Mahrem yapıda yer almanın bazı kriterleri var, bir backgroundunuzun olması lazım. Üniversite yıllarında da bu işlerle uğraşmış olmanız gerekiyor. Öğrenci evlerinde kalmanız ve orada birtakım faaliyetlere katılmış olmanız gerekiyor. Mahrem üniteye girmenin en önemli şartı, üniversitede de bu işlerle uğraşmış olmak. Örgüt üyeleri, mahrem yapılanma içinde yaş, tecrübe, memleket gibi birtakım kriterlere bakılarak bir yerlere getiriliyor. Burada en önemli kriter liyakatten daha çok itaat. Eğer her şeye itaat ederseniz en tercih edilen en sevilen personel olursunuz. Böyle yapılarda sorgulama yoktur. Kim itaat ederse hiyerarşik yapı içerisindeki basamakları hızlı bir şekilde tırmanır. Sorgulayan kişiler oldukları yerde kalır.
FETÖ elebaşı ile hiç görüştünüz mü? Görüştüyseniz nasıl bir görüşme oldu bu?

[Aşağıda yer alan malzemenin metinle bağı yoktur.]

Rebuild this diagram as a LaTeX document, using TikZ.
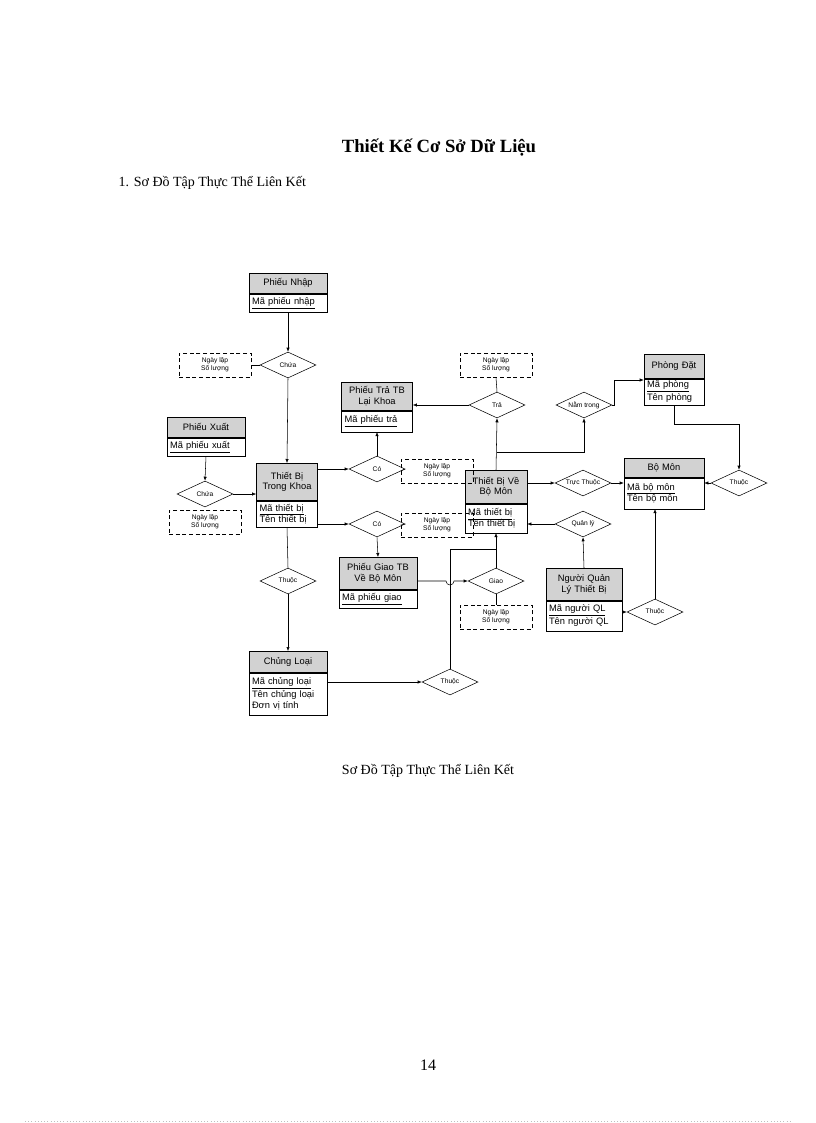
\documentclass[tikz,border=0pt]{standalone}
\usepackage{fontspec}
\setmainfont{Liberation Serif}
\newfontfamily\arial{Liberation Sans}
\usetikzlibrary{shapes.geometric,arrows.meta}
\begin{document}
\begin{tikzpicture}[x=0.75pt,y=-0.75pt,
 hdr/.style={draw,fill=gray!35,inner sep=1pt,align=center,font=\arial\fontsize{7}{8}\selectfont},
 bdy/.style={draw,fill=white,inner sep=1pt,align=left,font=\arial\fontsize{7}{8.5}\selectfont},
 rel/.style={draw,diamond,aspect=2.15,inner sep=0pt,minimum width=42pt,minimum height=19.5pt,fill=white,font=\arial\fontsize{5}{6}\selectfont},
 attr/.style={draw,dashed,dash pattern=on 3pt off 2pt,minimum width=54pt,minimum height=18pt,inner sep=0pt,align=center,font=\arial\fontsize{5}{6}\selectfont},
 ar/.style={-{Latex[length=3pt,width=2.5pt]}},
 ln/.style={}]
\useasboundingbox (0,0) rectangle (816,1123);
\newcommand\ent[8]{%
 \node[hdr,minimum width=#4*0.75pt,text width=(#4-4)*0.75pt,minimum height=#5*0.75pt,anchor=north] (#1h) at (#2,#3) {#7};
 \node[bdy,minimum width=#4*0.75pt,text width=(#4-6)*0.75pt,minimum height=#6*0.75pt,anchor=north] (#1b) at (#1h.south) {#8};}
\node[font=\bfseries\fontsize{14}{16}\selectfont] (title) at (439,148) {Thiết Kế Cơ Sở Dữ Liệu};
\node[anchor=west,font=\fontsize{10.5}{12}\selectfont] (sub) at (114,183) {1. Sơ Đồ Tập Thực Thể Liên Kết};
\node[font=\fontsize{10.5}{12}\selectfont] (cap) at (428,771) {Sơ Đồ Tập Thực Thể Liên Kết};
\node[font=\fontsize{12}{14}\selectfont] (pg) at (428,1065) {14};
\draw[gray!50,dotted] (25,1121) -- (790,1121);
% entities
\ent{pn}{288}{273}{78}{20}{18}{Phiếu Nhập}{\underline{Mã phiếu nhập}}
\ent{px}{206}{417}{78}{20}{18}{Phiếu Xuất}{\underline{Mã phiếu xuất}}
\ent{tk}{287}{463}{61}{37}{26}{Thiết Bị\\Trong Khoa}{\underline{Mã thiết bị}\\Tên thiết bị}
\ent{pt}{377}{382}{71}{28}{21}{Phiếu Trả TB\\Lại Khoa}{\underline{Mã phiếu trả}}
\ent{tv}{496}{470}{62}{33}{29}{Thiết Bị Về\\Bộ Môn}{\underline{Mã thiết bị}\\Tên thiết bị}
\ent{pd}{674}{354}{60}{24}{26}{Phòng Đặt}{\underline{Mã phòng}\\Tên phòng}
\ent{bm}{664}{458}{80}{19}{31}{Bộ Môn}{\underline{Mã bộ môn}\\Tên bộ môn}
\ent{nq}{584}{568}{76}{32}{30}{Người Quản\\Lý Thiết Bị}{\underline{Mã người QL}\\Tên người QL}
\ent{pg}{378}{557}{78}{32}{18}{Phiếu Giao TB\\Về Bộ Môn}{\underline{Mã phiếu giao}}
\ent{cl}{288}{651}{78}{21}{42}{Chủng Loại}{\underline{Mã chủng loại}\\Tên chủng loại\\Đơn vị tính}
% relationships
\node[rel] (ch1) at (288,365) {Chứa};
\node[rel] (ch2) at (205,494) {Chứa};
\node[rel] (co1) at (377,469) {Có};
\node[rel] (co2) at (377,524) {Có};
\node[rel] (th1) at (288,581) {Thuộc};
\node[rel] (tra) at (497,405) {Trả};
\node[rel] (nam) at (584,405) {Nằm trong};
\node[rel] (tt) at (583,483) {Trực Thuộc};
\node[rel] (ql) at (583,524) {Quản lý};
\node[rel] (gi) at (496,581) {Giao};
\node[rel] (th2) at (739,483) {Thuộc};
\node[rel] (th3) at (655,612) {Thuộc};
\node[rel] (th4) at (450,682) {Thuộc};
% attributes
\node[attr] (a1) at (215,365) {Ngày lập\\Số lượng};
\node[attr] (a2) at (205,522) {Ngày lập\\Số lượng};
\node[attr] (a3) at (437,471) {Ngày lập\\Số lượng};
\node[attr] (a4) at (437,525) {Ngày lập\\Số lượng};
\node[attr] (a5) at (496,365) {Ngày lập\\Số lượng};
\node[attr] (a6) at (496,617) {Ngày lập\\Số lượng};
% connectors
\draw[ar] (pnb.south) -- (ch1.north);
\draw[ar] (ch1.south) -- (tkh.north);
\draw (a1.east) -- (ch1.west);
\draw[ar] (pxb.south) -- (ch2.north);
\draw[ar] (ch2.east) -- (tkh.west |- ch2.east);
\draw[ar] (tkh.east |- co1.west) -- (co1.west);
\draw[ar] (co1.north) -- (ptb.south);
\draw (co1.east) -- (a3.west);
\draw[ar] (tkb.east |- co2.west) -- (co2.west);
\draw[ar] (co2.south) -- (pgh.north);
\draw (co2.east) -- (a4.west);
\draw (tkb.south) -- (th1.north);
\draw[ar] (th1.south) -- (clh.north);
\draw[ar] (clb.east |- th4.west) -- (th4.west);
\coordinate (k1) at (450,549);
\draw (th4.north) -- (k1) -- (tvb.south |- k1);
\draw[ar] (gi.north) -- (tvb.south);
\draw[ar] (pgh.east |- gi.west) -- (446,581) arc[start angle=180,end angle=0,radius=4] -- (gi.west);
\draw (gi.south) -- (a6.north);
\draw[ar] (tvh.north) -- (tra.south);
\draw[ar] (tra.west) -- (pth.east |- tra.west);
\draw (tra.north) -- (a5.south);
\coordinate (k2) at (497,452);
\draw[ar] (k2) -| (nam.south);
\coordinate (k3) at (614,380);
\draw[ar] (nam.east) -| (k3) -- (pdb.west |- k3);
\coordinate (k4) at (674,424);
\draw[ar] (pdb.south) -- (k4) -| (th2.north);
\draw[ar] (th2.west) -- (bmb.east |- th2.west);
\draw[ar] (tvh.east |- tt.west) -- (tt.west);
\draw[ar] (tt.east) -- (bmb.west |- tt.east);
\draw[ar] (ql.west) -- (tvb.east |- ql.west);
\draw[ar] (nqh.north) -- (ql.south);
\draw[ar] (nqb.east |- th3.west) -- (th3.west);
\draw[ar] (th3.north) -- (th3.north |- bmb.south);
\end{tikzpicture}
\end{document}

Mahrem yapı içerisinde müdür yardımcısı pozisyonundaydım, öğretmenin bir üstündeki kişiydim. Zaten 1999 yılında kendisi Türkiye’den ayrıldı. Fakat başımızdaki ağabeylerimiz zaman zaman Amerika’ya gidip kendisiyle görüşüyordu ama benim kesinlikle görüşmem olmadı. (AA)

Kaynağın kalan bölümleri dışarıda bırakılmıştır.